◆ Information shown ◆
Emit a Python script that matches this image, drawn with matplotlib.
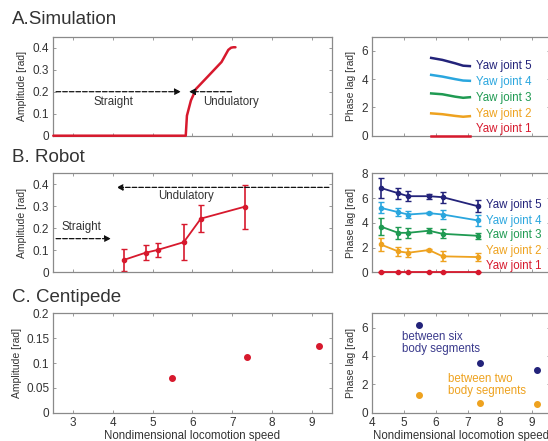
import matplotlib
matplotlib.use("Agg")
import matplotlib.pyplot as plt
import numpy as np

plt.rcParams['font.family'] = ['Liberation Sans', 'DejaVu Sans']

# ---------------- data ----------------
RED = '#d7192d'
NAVY = '#23237a'
LBLUE = '#2aa6de'
GREEN = '#1f9a52'
ORANGE = '#eea21f'
joint_colors = [RED, ORANGE, GREEN, LBLUE, NAVY]
joint_labels = ['Yaw joint 1', 'Yaw joint 2', 'Yaw joint 3', 'Yaw joint 4', 'Yaw joint 5']

# A. Simulation - amplitude
sim_speed = [2.5, 5.83, 5.86, 5.96, 6.09, 6.39, 6.73, 6.90, 6.97, 7.03, 7.08]
sim_amp = [0.0, 0.0, 0.091, 0.16, 0.213, 0.27, 0.335, 0.39, 0.40, 0.402, 0.402]

# A. Simulation - phase lag
sim_phase_speed = [5.85, 6.2, 6.6, 6.85, 7.06]
sim_phase = [
    [0.0, 0.0, 0.0, 0.0, 0.0],
    [1.58, 1.52, 1.40, 1.34, 1.38],
    [2.99, 2.93, 2.76, 2.68, 2.72],
    [4.30, 4.18, 4.00, 3.90, 3.88],
    [5.50, 5.36, 5.12, 4.95, 4.92],
]

# B. Robot
rob_speed = [4.27, 4.82, 5.13, 5.78, 6.21, 7.31]
rob_amp = [0.056, 0.089, 0.102, 0.137, 0.244, 0.298]
rob_amp_err = [0.048, 0.035, 0.033, 0.083, 0.060, 0.100]
rob_phase = [
    [0.0, 0.0, 0.0, 0.0, 0.0, 0.0],
    [2.25, 1.69, 1.58, 1.80, 1.29, 1.23],
    [3.70, 3.19, 3.19, 3.36, 3.11, 2.95],
    [5.21, 4.86, 4.67, 4.78, 4.67, 4.19],
    [6.82, 6.39, 6.15, 6.15, 6.07, 5.34],
]
rob_phase_err = [
    [0.0, 0.0, 0.0, 0.0, 0.0, 0.0],
    [0.50, 0.35, 0.35, 0.10, 0.40, 0.35],
    [0.70, 0.50, 0.40, 0.20, 0.35, 0.25],
    [0.45, 0.30, 0.30, 0.10, 0.40, 0.45],
    [0.80, 0.45, 0.40, 0.20, 0.45, 0.50],
]

# C. Centipede
cen_speed = [5.48, 7.37, 9.17]
cen_amp = [0.0696, 0.113, 0.135]
cen_phase_six = [6.21, 3.48, 2.99]
cen_phase_two = [1.22, 0.68, 0.59]

# ---------------- figure ----------------
W, H = 548, 441
fig = plt.figure(figsize=(W / 100, H / 100), dpi=100)

def frac(x0, y0, x1, y1):
    return [x0 / W, 1 - y1 / H, (x1 - x0) / W, (y1 - y0) / H]

TXT = '#333333'
SPINE = '#8a8a8a'

def style(ax, xlim, ylim, yticks, ytl, xticks, xtl=None, xlabel=None):
    ax.set_xlim(*xlim)
    ax.set_ylim(*ylim)
    ax.set_yticks(yticks)
    ax.set_yticklabels(ytl)
    ax.set_xticks(xticks)
    if xtl is None:
        ax.set_xticklabels([])
    else:
        ax.set_xticklabels(xtl)
    ax.tick_params(direction='in', top=True, right=True, length=2.5, width=0.6,
                   colors=SPINE, labelcolor=TXT, labelsize=8.5, pad=3)
    for s in ax.spines.values():
        s.set_color(SPINE)
        s.set_linewidth(0.9)
    if xlabel:
        ax.set_xlabel(xlabel, fontsize=8.3, color=TXT, labelpad=0.5)

left_x = (53.3, 331.7)
right_x = (372, 549.5)
rows = [(36.7, 135.7), (173.3, 272.3), (313.3, 412.7)]

lxt = [3, 4, 5, 6, 7, 8, 9]
rxt = [4, 5, 6, 7, 8, 9]
YL = 7.5

# ---- A left
ax = fig.add_axes(frac(left_x[0], rows[0][0], left_x[1], rows[0][1]))
ax.plot(sim_speed, sim_amp, color=RED, lw=1.8, solid_capstyle='round', clip_on=False, zorder=3)
style(ax, (2.5, 9.5), (0, 0.45), [0, 0.1, 0.2, 0.3, 0.4], ['0', '0.1', '0.2', '0.3', '0.4'], lxt)
ax.set_ylabel('Amplitude [rad]', fontsize=YL, color=TXT, labelpad=4)
ax.annotate('', xy=(5.78, 0.2), xytext=(2.5, 0.2),
            arrowprops=dict(arrowstyle='-|>', linestyle='--', color='#111111', lw=0.9, mutation_scale=9))
ax.annotate('', xy=(5.84, 0.2), xytext=(7.05, 0.2),
            arrowprops=dict(arrowstyle='-|>', linestyle='--', color='#111111', lw=0.9, mutation_scale=9))
ax.text(4.0, 0.155, 'Straight', fontsize=8.3, color=TXT, ha='center', va='center')
ax.text(6.97, 0.155, 'Undulatory', fontsize=8.3, color=TXT, ha='center', va='center')

# ---- A right
ax = fig.add_axes(frac(right_x[0], rows[0][0], right_x[1], rows[0][1]))
lab_y_a = [0.47, 1.53, 2.64, 3.81, 4.92]
for i in range(5):
    ax.plot(sim_phase_speed, sim_phase[i], color=joint_colors[i], lw=1.8, clip_on=False, zorder=3)
    ax.text(7.24, lab_y_a[i], joint_labels[i], color=joint_colors[i], fontsize=8.3, va='center', ha='left')
style(ax, (4, 9.55), (0, 7), [0, 2, 4, 6], ['0', '2', '4', '6'], rxt)
ax.set_ylabel('Phase lag [rad]', fontsize=YL, color=TXT, labelpad=4)

# ---- B left
ax = fig.add_axes(frac(left_x[0], rows[1][0], left_x[1], rows[1][1]))
ax.errorbar(rob_speed, rob_amp, yerr=rob_amp_err, color=RED, lw=1.3, marker='o', ms=3,
            capsize=2, elinewidth=1.2, capthick=1.0)
style(ax, (2.5, 9.5), (0, 0.45), [0, 0.1, 0.2, 0.3, 0.4], ['0', '0.1', '0.2', '0.3', '0.4'], lxt)
ax.set_ylabel('Amplitude [rad]', fontsize=YL, color=TXT, labelpad=4)
ax.annotate('', xy=(4.02, 0.386), xytext=(9.5, 0.386),
            arrowprops=dict(arrowstyle='-|>', linestyle='--', color='#111111', lw=0.9, mutation_scale=9))
ax.annotate('', xy=(4.02, 0.153), xytext=(2.5, 0.153),
            arrowprops=dict(arrowstyle='-|>', linestyle='--', color='#111111', lw=0.9, mutation_scale=9))
ax.text(5.83, 0.345, 'Undulatory', fontsize=8.3, color=TXT, ha='center', va='center')
ax.text(3.2, 0.205, 'Straight', fontsize=8.3, color=TXT, ha='center', va='center')

# ---- B right
ax = fig.add_axes(frac(right_x[0], rows[1][0], right_x[1], rows[1][1]))
lab_y_b = [0.51, 1.69, 2.98, 4.13, 5.4]
for i in range(5):
    eb = ax.errorbar(rob_speed, rob_phase[i], yerr=rob_phase_err[i], color=joint_colors[i], lw=1.3,
                     marker='o', ms=3, capsize=2, elinewidth=1.2, capthick=1.0, zorder=3)
    for art in eb.get_children():
        art.set_clip_on(False)
    ax.text(7.55, lab_y_b[i], joint_labels[i], color=joint_colors[i], fontsize=8.3, va='center', ha='left')
style(ax, (4, 9.55), (0, 8), [0, 2, 4, 6, 8], ['0', '2', '4', '6', '8'], rxt)
ax.set_ylabel('Phase lag [rad]', fontsize=YL, color=TXT, labelpad=4)

# ---- C left
ax = fig.add_axes(frac(left_x[0], rows[2][0], left_x[1], rows[2][1]))
ax.plot(cen_speed, cen_amp, 'o', color=RED, ms=4)
style(ax, (2.5, 9.5), (0, 0.2), [0, 0.05, 0.1, 0.15, 0.2], ['0', '0.05', '0.1', '0.15', '0.2'], lxt,
      [str(v) for v in lxt], 'Nondimensional locomotion speed')
ax.set_ylabel('Amplitude [rad]', fontsize=YL, color=TXT, labelpad=3)

# ---- C right
ax = fig.add_axes(frac(right_x[0], rows[2][0], right_x[1], rows[2][1]))
ax.plot(cen_speed, cen_phase_six, 'o', color=NAVY, ms=4)
ax.plot(cen_speed, cen_phase_two, 'o', color=ORANGE, ms=4)
ax.text(4.93, 4.9, 'between six\nbody segments', color='#3a3a8c', fontsize=8.3, va='center', ha='left',
        linespacing=1.05)
ax.text(6.38, 1.95, 'between two\nbody segments', color=ORANGE, fontsize=8.3, va='center', ha='left',
        linespacing=1.05)
style(ax, (4, 9.55), (0, 7), [0, 2, 4, 6], ['0', '2', '4', '6'], rxt,
      [str(v) for v in rxt], 'Nondimensional locomotion speed')
ax.set_ylabel('Phase lag [rad]', fontsize=YL, color=TXT, labelpad=4)

# ---- panel titles
fig.text(12 / W, 1 - 20 / H, 'A.Simulation', fontsize=13.5, color=TXT, va='center', ha='left')
fig.text(12 / W, 1 - 158 / H, 'B. Robot', fontsize=13.5, color=TXT, va='center', ha='left')
fig.text(12 / W, 1 - 297 / H, 'C. Centipede', fontsize=13.5, color=TXT, va='center', ha='left')

fig.savefig('out.png', dpi=100)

◆ Instruction ◆
Your task is to restate word for word the lines from the top of the data to the line containing "joint_labels = ['Yaw", both ends included, with every picture left out.

◆ Solution to this task ◆
Emit a Python script that matches this image, drawn with matplotlib.
import matplotlib
matplotlib.use("Agg")
import matplotlib.pyplot as plt
import numpy as np

plt.rcParams['font.family'] = ['Liberation Sans', 'DejaVu Sans']

# ---------------- data ----------------
RED = '#d7192d'
NAVY = '#23237a'
LBLUE = '#2aa6de'
GREEN = '#1f9a52'
ORANGE = '#eea21f'
joint_colors = [RED, ORANGE, GREEN, LBLUE, NAVY]
joint_labels = ['Yaw joint 1', 'Yaw joint 2', 'Yaw joint 3', 'Yaw joint 4', 'Yaw joint 5']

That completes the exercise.